Di dalam daftar nama itu tercantum nama penceramah atau mubaligh yang sudah populer. Seperti Abdullah Gymnastiar (A’a Gym), Asrorun Ni’am Sholeh, Dedeh Rosidah (Mamah Dedeh), Emha Ainun Najib, Haedar Nasir, dan Mahfud MD. Sementara itu mubaligh populer lain seperti Quraish Shihab, Abdul Somad, Khalid Basalamah, dan Tengku Zulkarnain tidak ada dalam daftar tersebut.
Lebih lanjut Lukman menjelaskan ada tiga pertimbangan yang diambil Kemenag. Jadi tidak sembarang mubaligh yang bisa masuk daftar tersebut. Ketiga kriteria itu adalah kompetensi keilmuan keagamaan yang mumpuni, reputasi yang baik, dan berkomitmen kebangsaan yang tinggi.
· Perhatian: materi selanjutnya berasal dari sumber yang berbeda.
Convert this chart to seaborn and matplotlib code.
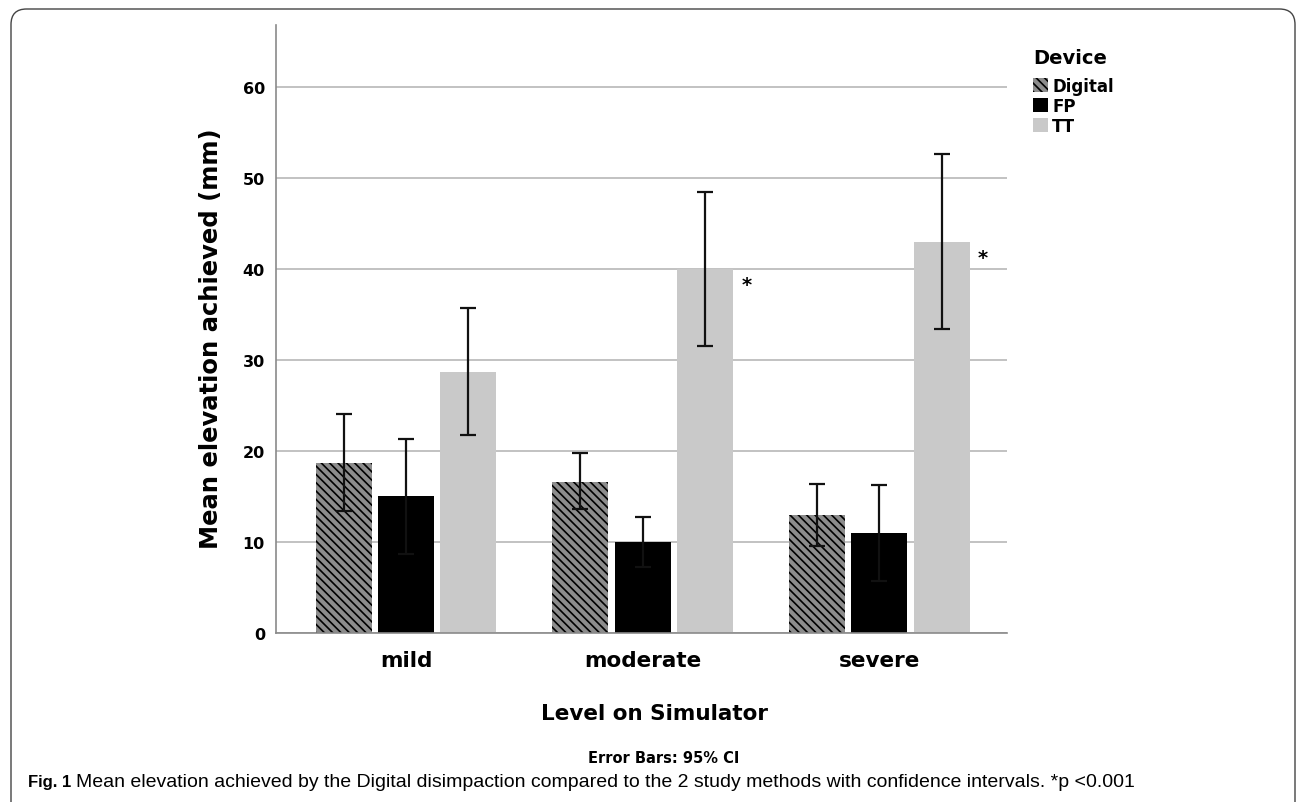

’’Nama yang masuk memang harus memenuhi kriteria itu. Namun para mubaligh yang belum masuk dalam daftar itu, bukan berarti tidak memenuhi tiga kriteria itu,’’ urai Menag. 
Dia mengatakan Kemenag akan terus memperbaharui data daftar mubaligh. Masyarakat, ormas, atau tokoh agama bisa menyampaikan usulan melalui nomor WhatsApp 08118497492. 
Wakil Ketua Komisi VIII DPR (bidang keagamaan) Sodik Mudjahid mengatakan, sebelumnya Kemenag sempat melempar gagasan untuk sertifikasi ulama. Dia menyampaikan dukungan atas program tersebut. Selama dilakukan untuk pengingkatan mutu ulama atau mubaligh, bukan untuk pendekatan politik.
Dia mengatakan terkait rilis 200 nama mubaligh oleh Kemenag, dia menyebutkan harus jelas kriterianya dan objektif dalam menilainya. ’’Sebaiknya yang menilai dan membuat daftar bukan lembaga pemerintah seperti Kemenag,’’ tuturnya. Tetapi bisa diserahkan ke lembaga masyarakat seperti Majelis Ulama Indonesia (MUI).
Sodik berharap Kemenag sebaiknya konfirmasi terlebih dahulu daftar 200 nama mubaligh itu kepada MUI dan ormas-ormas lainnya. ’’Di atas itu semua, jangan mengarah pada pembatasan mubaligh. Antara yang boleh dan tidak boleh memberikan ceramah,’’ pungkasnya.